Hi, my name is Sensei Chris Brown and I’m a 4th Dan black belt in Karate. I also hold black belts in Kobudo martial arts (traditional weapons) and I’ve been teaching martial arts for over 15 years.
Karate is my passion and I am very proud to be a part of the UKSKO (United Kingdom Seiki-Juku Association). What started as a hobby has developed into a way of life and what we do helps people develop confidence, discipline, co-ordination and focus in themselves, their Karate and daily life.
I train under Sensei Frank Perry, 8th Dan Hanshi, who is not only a formidable martial artist but also a great instructor and mentor. Unlike some martial arts that just focus on basics and kata, we are a contact club and although basics and kata play a big role in what we do, self-defence and fighting is at the heart of Seiki-Juku.
Seiki-Juku comes from a very traditional Okinawan background and is based on the three K’s of Karate;
Kihon – Basics
Kata – Forms
Kumite – Fighting
Seiki-Juku means ‘True Spirit’. The word Karate itself means ‘empty hand’, one incapable of grasping or holding onto pride, prejudice or any other selfish desire.
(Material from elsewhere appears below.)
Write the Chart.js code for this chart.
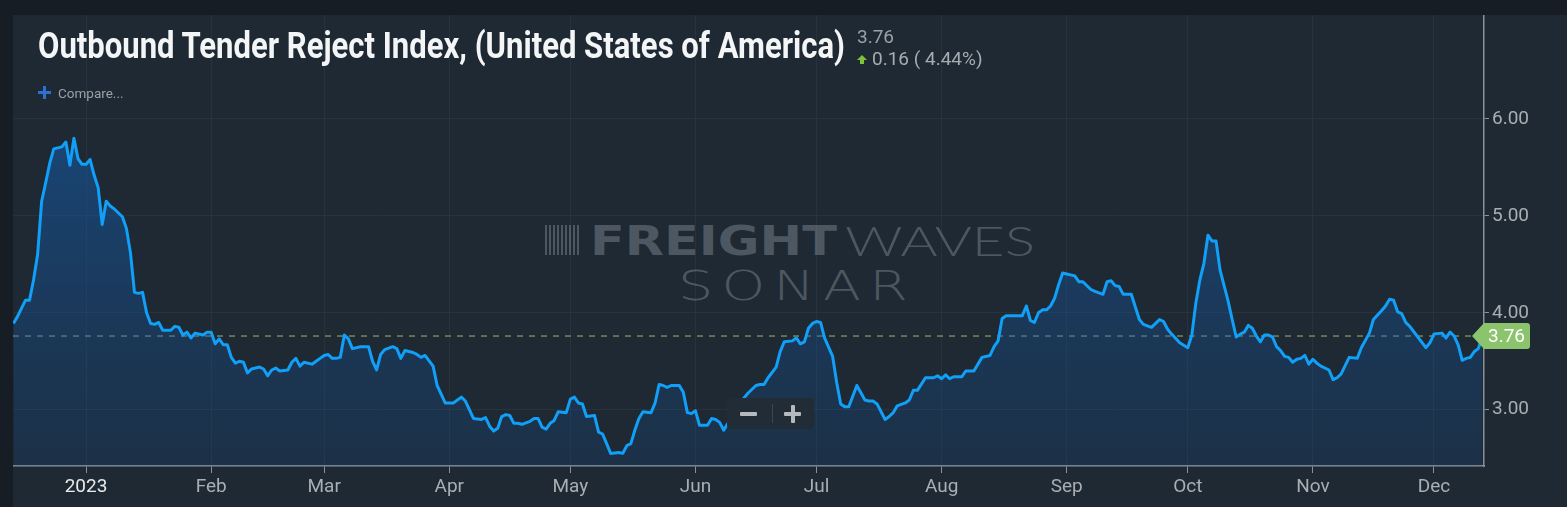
<!DOCTYPE html>
<html>
<head>
<meta charset="utf-8">
<script src="https://cdn.jsdelivr.net/npm/chart.js@4"></script>
<style>
    html, body { margin: 0; padding: 0; }
    body {
        width: 1567px; height: 507px; overflow: hidden;
        background: #161d24; position: relative;
        font-family: Roboto, "Liberation Sans", sans-serif;
    }
    #panel { position: absolute; left: 13px; top: 15px; width: 1554px; height: 492px; background: #1e2933; }
    #chartBox { position: absolute; left: 13px; top: 15px; width: 1554px; height: 492px; }
    .abs { position: absolute; white-space: nowrap; transform-origin: 0 0; }
    #title { left: 38px; top: 28px; font-size: 36px; line-height: 36px; font-weight: 700; color: #f4f5f6; }
    #lastVal { left: 857px; top: 27px; font-size: 19px; line-height: 19px; color: #9ba1a7; }
    #change { left: 872px; top: 49px; font-size: 19px; line-height: 19px; color: #a6acb2; }
    #arrow { left: 857px; top: 55px; width: 0; height: 0; border-left: 5px solid transparent; border-right: 5px solid transparent; border-bottom: 5px solid #7cc23a; }
    #arrowStem { left: 860px; top: 59px; width: 4px; height: 5px; background: #7cc23a; }
    .plusH { position: absolute; left: 38px; top: 91px; width: 13px; height: 3px; background: #2f6fd2; }
    .plusV { position: absolute; left: 43px; top: 86px; width: 3px; height: 13px; background: #2f6fd2; }
    #compare { left: 58px; top: 86px; font-size: 13.5px; line-height: 14px; color: #9ba1a7; }
    .wm { color: #4d5761; }
    #wmBars { position: absolute; left: 545px; top: 225px; width: 35px; height: 30px;
        background: repeating-linear-gradient(90deg, #4d5761 0 2px, transparent 2px 4px); }
    #wmFreight { left: 590px; top: 221px; font-family: "DejaVu Sans", sans-serif; font-weight: 700; font-size: 41px; line-height: 41px; }
    #wmWaves { left: 845px; top: 219px; font-family: Lato, "Open Sans", sans-serif; font-weight: 300; font-size: 42px; line-height: 42px; }
    #wmSonar { left: 678px; top: 266px; font-family: "DejaVu Sans", sans-serif; font-weight: 200; font-size: 41px; line-height: 41px; letter-spacing: 6px; }
    #zoomCtl { position: absolute; left: 727px; top: 398px; width: 87px; height: 31px; background: #212c36; border-radius: 4px; }
    #zoomSep { position: absolute; left: 45px; top: 6px; width: 1px; height: 19px; background: #3a4651; }
    .zbar { position: absolute; background: #b6babe; border-radius: 1px; }
</style>
</head>
<body>
<div id="panel"></div>
<div id="wmBars"></div>
<div id="wmFreight" class="abs wm">FREIGHT</div>
<div id="wmWaves" class="abs wm">WAVES</div>
<div id="wmSonar" class="abs wm">SONAR</div>
<div id="chartBox"><canvas id="chart" width="1554" height="492"></canvas></div>
<div id="title" class="abs">Outbound Tender Reject Index, (United States of America)</div>
<div id="lastVal" class="abs">3.76</div>
<div id="arrow" class="abs"></div>
<div id="arrowStem" class="abs"></div>
<div id="change" class="abs">0.16 ( 4.44%)</div>
<div class="plusH"></div><div class="plusV"></div>
<div id="compare" class="abs">Compare...</div>
<div id="zoomCtl">
    <div class="zbar" style="left:13px;top:14px;width:17px;height:4px"></div>
    <div id="zoomSep"></div>
    <div class="zbar" style="left:57px;top:14px;width:17px;height:4px"></div>
    <div class="zbar" style="left:64px;top:7px;width:4px;height:18px"></div>
</div>
<script>
// days counted from 2023-01-01 (negative = Dec 2022)
const days = [
    -18, -17, -15, -14, -13, -12, -11, -10, -9, -8, -6, -5, -4, -3, -2, -1,
    0, 1, 2, 3, 4, 5, 6, 7, 9, 10, 11, 12, 13, 14, 15, 16, 17, 18, 19, 21, 22, 23, 24, 25, 26, 27, 29, 30,
    31, 32, 33, 34, 35, 36, 37, 38, 39, 40, 41, 43, 44, 45, 46, 47, 48, 50, 51, 52, 53, 54, 56, 57, 58,
    59, 60, 61, 62, 63, 64, 65, 66, 68, 70, 71, 72, 73, 74, 76, 77, 78, 79, 81, 82, 83, 84, 86, 87, 89,
    91, 93, 94, 96, 98, 99, 100, 101, 102, 103, 104, 105, 106, 107, 108, 110, 111, 112, 113, 114, 115, 116, 117, 119,
    120, 121, 122, 123, 124, 126, 127, 128, 130, 132, 133, 134, 135, 136, 137, 138, 140, 141, 142, 143, 144, 145, 147, 148, 149, 150,
    151, 152, 154, 155, 156, 157, 158, 163, 164, 166, 167, 168, 169, 171, 172, 173, 175, 176, 177, 178, 179, 180,
    181, 182, 183, 185, 186, 187, 188, 189, 191, 193, 194, 195, 196, 198, 199, 200, 201, 203, 204, 205, 206, 208, 210, 211,
    212, 213, 214, 215, 217, 218, 220, 222, 224, 225, 226, 227, 228, 232, 233, 234, 235, 236, 237, 238, 239, 240, 241, 242,
    243, 245, 246, 247, 249, 250, 252, 253, 254, 255, 256, 257, 259, 261, 262, 264, 266, 267, 268, 269, 271, 273, 274, 275,
    276, 277, 278, 279, 280, 281, 283, 284, 285, 286, 287, 288, 289, 290, 291, 292, 293, 294, 295, 296, 297, 298, 299, 300,
    301, 302, 303, 304, 305, 306, 308, 309, 310, 311, 313, 315, 316, 318, 319, 321, 322, 323, 324, 325, 326, 327, 328, 330,
    332, 333, 334, 336, 337, 338, 339, 340, 341, 342, 343, 344, 345, 346
];
const values = [
    3.89, 3.96, 4.13, 4.13, 4.34, 4.60, 5.15, 5.34, 5.54, 5.69, 5.71, 5.76, 5.52, 5.80, 5.59, 5.53,
    5.53, 5.58, 5.42, 5.29, 4.91, 5.15, 5.10, 5.07, 4.99, 4.87, 4.62, 4.21, 4.20, 4.21, 4.00, 3.89, 3.88, 3.90, 3.82, 3.82, 3.86, 3.85, 3.77, 3.80, 3.74, 3.79, 3.77, 3.80,
    3.80, 3.68, 3.73, 3.67, 3.67, 3.54, 3.48, 3.50, 3.49, 3.38, 3.42, 3.44, 3.42, 3.35, 3.41, 3.43, 3.40, 3.41, 3.49, 3.53, 3.45, 3.49, 3.47, 3.50, 3.53,
    3.56, 3.57, 3.53, 3.53, 3.54, 3.77, 3.73, 3.63, 3.65, 3.65, 3.50, 3.41, 3.57, 3.62, 3.65, 3.63, 3.53, 3.61, 3.59, 3.57, 3.54, 3.56, 3.45, 3.25, 3.07,
    3.07, 3.13, 3.09, 2.91, 2.90, 2.92, 2.83, 2.78, 2.81, 2.93, 2.95, 2.94, 2.86, 2.86, 2.85, 2.88, 2.91, 2.91, 2.82, 2.80, 2.86, 2.89, 2.98, 2.97,
    3.11, 3.13, 3.07, 3.06, 2.93, 2.94, 2.77, 2.75, 2.55, 2.56, 2.55, 2.63, 2.65, 2.79, 2.91, 2.98, 2.97, 3.07, 3.26, 3.25, 3.23, 3.25, 3.25, 3.18, 2.97, 2.96,
    2.99, 2.84, 2.84, 2.91, 2.90, 2.87, 2.79, 3.12, 3.17, 3.25, 3.26, 3.26, 3.33, 3.44, 3.60, 3.70, 3.71, 3.74, 3.68, 3.70, 3.84, 3.89,
    3.91, 3.90, 3.74, 3.55, 3.28, 3.06, 3.03, 3.03, 3.25, 3.10, 3.09, 3.09, 3.06, 2.90, 2.93, 2.97, 3.04, 3.07, 3.10, 3.20, 3.20, 3.33, 3.33, 3.35,
    3.32, 3.36, 3.32, 3.34, 3.34, 3.40, 3.40, 3.54, 3.56, 3.65, 3.71, 3.94, 3.97, 3.97, 4.07, 3.92, 3.90, 4.00, 4.03, 4.03, 4.07, 4.15, 4.29, 4.41,
    4.40, 4.38, 4.32, 4.32, 4.24, 4.22, 4.19, 4.32, 4.33, 4.28, 4.27, 4.19, 4.19, 3.93, 3.88, 3.85, 3.93, 3.91, 3.83, 3.78, 3.69, 3.64, 3.77, 4.10,
    4.34, 4.51, 4.80, 4.74, 4.74, 4.44, 4.12, 3.93, 3.75, 3.78, 3.80, 3.87, 3.84, 3.76, 3.70, 3.77, 3.77, 3.75, 3.65, 3.61, 3.55, 3.54, 3.49, 3.52,
    3.53, 3.56, 3.47, 3.52, 3.48, 3.45, 3.41, 3.31, 3.33, 3.37, 3.54, 3.53, 3.64, 3.79, 3.93, 4.02, 4.07, 4.14, 4.13, 4.01, 3.99, 3.90, 3.86, 3.75,
    3.64, 3.69, 3.78, 3.79, 3.74, 3.80, 3.76, 3.67, 3.51, 3.53, 3.54, 3.60, 3.63, 3.76
];
const monthDays = [0, 31, 59, 90, 120, 151, 181, 212, 243, 273, 304, 334];
const monthLabels = ['2023', 'Feb', 'Mar', 'Apr', 'May', 'Jun', 'Jul', 'Aug', 'Sep', 'Oct', 'Nov', 'Dec'];
const yTicks = [3, 4, 5, 6];

// squeeze a text element to a given pixel width (condensed look)
function fitWidth(id, w) {
    const el = document.getElementById(id);
    const r = w / el.getBoundingClientRect().width;
    el.style.transform = 'scaleX(' + r + ')';
}

const lastValuePlugin = {
    id: 'lastValue',
    beforeDatasetsDraw(chart) {
        const {ctx, chartArea} = chart;
        const last = values[values.length - 1];
        const y = chart.scales.y.getPixelForValue(last);
        ctx.save();
        ctx.strokeStyle = '#6c8b5d';
        ctx.lineWidth = 1.5;
        ctx.setLineDash([6, 6]);
        ctx.beginPath();
        ctx.moveTo(chartArea.left, y);
        ctx.lineTo(chartArea.right - 12, y);
        ctx.stroke();
        ctx.restore();
    },
    afterDraw(chart) {
        const {ctx, chartArea} = chart;
        const last = values[values.length - 1];
        const y = chart.scales.y.getPixelForValue(last);
        const x = chartArea.right;
        ctx.save();
        ctx.fillStyle = '#8cc46e';
        ctx.beginPath();
        ctx.moveTo(x - 12, y);
        ctx.lineTo(x, y - 13);
        ctx.lineTo(x + 43, y - 13);
        ctx.quadraticCurveTo(x + 46, y - 13, x + 46, y - 10);
        ctx.lineTo(x + 46, y + 10);
        ctx.quadraticCurveTo(x + 46, y + 13, x + 43, y + 13);
        ctx.lineTo(x, y + 13);
        ctx.closePath();
        ctx.fill();
        ctx.fillStyle = '#ffffff';
        ctx.font = '19px Roboto, "Liberation Sans", sans-serif';
        ctx.textBaseline = 'middle';
        ctx.fillText(last.toFixed(2), x + 4, y + 1);
        ctx.restore();
    }
};

document.addEventListener('DOMContentLoaded', () => {
    fitWidth('title', 807);
    fitWidth('wmFreight', 247);
    fitWidth('wmWaves', 190);
    fitWidth('wmSonar', 238);

    const points = days.map((d, i) => ({x: d, y: values[i]}));
    const ctx = document.getElementById('chart').getContext('2d');

    new Chart(ctx, {
        type: 'line',
        data: {
            datasets: [{
                data: points,
                borderColor: '#119ff8',
                borderWidth: 3,
                pointRadius: 0,
                tension: 0,
                borderJoinStyle: 'round',
                fill: 'start',
                backgroundColor: (c) => {
                    const area = c.chart.chartArea;
                    if (!area) return 'rgba(25,85,150,0.4)';
                    const g = c.chart.ctx.createLinearGradient(0, area.top, 0, area.bottom);
                    g.addColorStop(0, 'rgba(22,100,185,0.65)');
                    g.addColorStop(1, 'rgba(22,80,150,0.2)');
                    return g;
                }
            }]
        },
        options: {
            responsive: false,
            animation: false,
            layout: {padding: 0},
            plugins: {legend: {display: false}, tooltip: {enabled: false}},
            scales: {
                x: {
                    type: 'linear',
                    min: -18.1,
                    max: 346.4,
                    afterBuildTicks: (scale) => {
                        scale.ticks = monthDays.map(v => ({value: v}));
                    },
                    afterFit: (scale) => {
                        scale.height = 41;
                        scale.paddingLeft = 0;
                        scale.paddingRight = 0;
                    },
                    ticks: {
                        autoSkip: false,
                        maxRotation: 0,
                        padding: 3,
                        font: {family: 'Roboto', size: 19},
                        color: (c) => c.index === 0 ? '#e9eaeb' : '#a9aeb3',
                        callback: (v) => monthLabels[monthDays.indexOf(v)]
                    },
                    grid: {color: 'rgba(255,255,255,0.045)', tickColor: '#8a9097', tickLength: 7},
                    border: {color: '#8a9097', width: 1.5}
                },
                y: {
                    position: 'right',
                    min: 2.42,
                    max: 7.07,
                    afterBuildTicks: (scale) => {
                        scale.ticks = yTicks.map(v => ({value: v}));
                    },
                    afterFit: (scale) => {
                        scale.width = 83;
                        scale.paddingTop = 0;
                        scale.paddingBottom = 0;
                    },
                    ticks: {
                        padding: 3,
                        font: {family: 'Roboto', size: 19},
                        color: '#a9aeb3',
                        callback: (v) => v.toFixed(2)
                    },
                    grid: {color: 'rgba(255,255,255,0.045)', tickColor: '#8a9097', tickLength: 5},
                    border: {color: '#8a9097', width: 1.5}
                }
            }
        },
        plugins: [lastValuePlugin]
    });
});
</script>
</body>
</html>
The empty hand is to be offered to others in the service of life itself.
Yours in Karate-Do,
Sensei Chris Brown
"Chris has been teaching my daughter karate for four years now, and throughout that time he has treated her with a firm kindness which has really helped her to develop and improve her skills. Even more importantly, for me, his guidance has instilled in her a discipline and determination to learn which will stand her in good stead in every aspect of her life in future. I cannot recommend Chris highly enough as a teacher and leader."
"I am 14 years old and have been a black belt for over a year. Chris is my sensei and has been teaching me since I was 5. Karate has taught me how to be disciplined, how to defend myself in a real life situation and has built up my self confidence. It has helped me become physically and mentally stronger and forced me to become determined to succeed. Karate is fun, difficult, challenging, painful (sometimes) and rewarding: it will be a part of me all my life."
Frank Perry is 8th Dan (Hanshi) and holds Dan grade levels in Judo, Aikido, Kendo, Kobudo and Jujutsu. As a Karate Master, he runs the United Kingdom Seiki-Juku Karate Organisation, has thousands of registered students.
Frank Perry worked originally with the first Japanese Budo and Karate exponents who came to Britain. From the former, he acquired what is now a rare knowledge of the Bushido Spirit (the martial way of the classical warrior) and this remains something he wishes to see fostered today in all Martial Arts.
As a competitor, Frank Perry has fought at national and international level and his students have won numerous honours. He has devoted much time and energy to the establishment of Karate as a fast-growing sport with behind-the-scenes work on the English Karate Council (the former governing body), of which he became Vice-Chairman in 1988.
He was also Chairman of the English Karate Council Technical and Coaching Committees and the English representative to the British Karate Federation. Other appointments include that of Chief Instructor of the United Kingdom Seiki-Juku Karate Organisation and of the Koku Sai-Budo-Shingi Kai.
Frank Perry has presented Martial Art techniques for television and was the subject of the first ever documentary Karate film distributed nationwide in cinemas. This film demonstrated, among other Karate techniques, the build-up to his successful breaking of a stack of nine huge ice blocks with a single hand strike in a display of tameshiwari never seen on screen before.
“In 1957, when I was only four years old, my elder brother took me along to see what went on at our local Martial Arts school where Sensei Kaoru Mishiku taught Judo, Ken-jutsu and Ju-jutsu. At first, my brother and other students regarded me as no more than their ‘mascot’, but what had started out as a joke soon became quite a serious business. For, despite my age, I established an almost immediate rapport and understanding with the sensei (teacher). I was accepted by him as a regular pupil and continued to study with him during the many years that followed.
Sensei Kaoru Mishiku was Japanese and of true Samurai stock. He had come to London from Japan in 1909 and he remained until his death. Around the early sixties, the first of the Karate Masters from Japan arrived in London, some at the invitation of Sensei Kaoru Mishiku. So, at the age of fourteen, I found myself taking up Karate as a natural follow-on to the other disciplines I had studied and continue to study today.
In fact, my whole life has been centred around and consumed by the study of Martial Arts and of Karate in particular. I can only assume that having taken up Martial Arts at such a tender age explains why I now regarded doing Karate and enjoying Karate as a normal way of life. Karate has taken me all round the world as a Martial Arts student, instructor, coach, competitor and simply as one in pursuit of personal knowledge about Karate and its roots. The physical and spiritual rewards have been limitless and have enjoyed the meeting and exchange of respects with many great people.”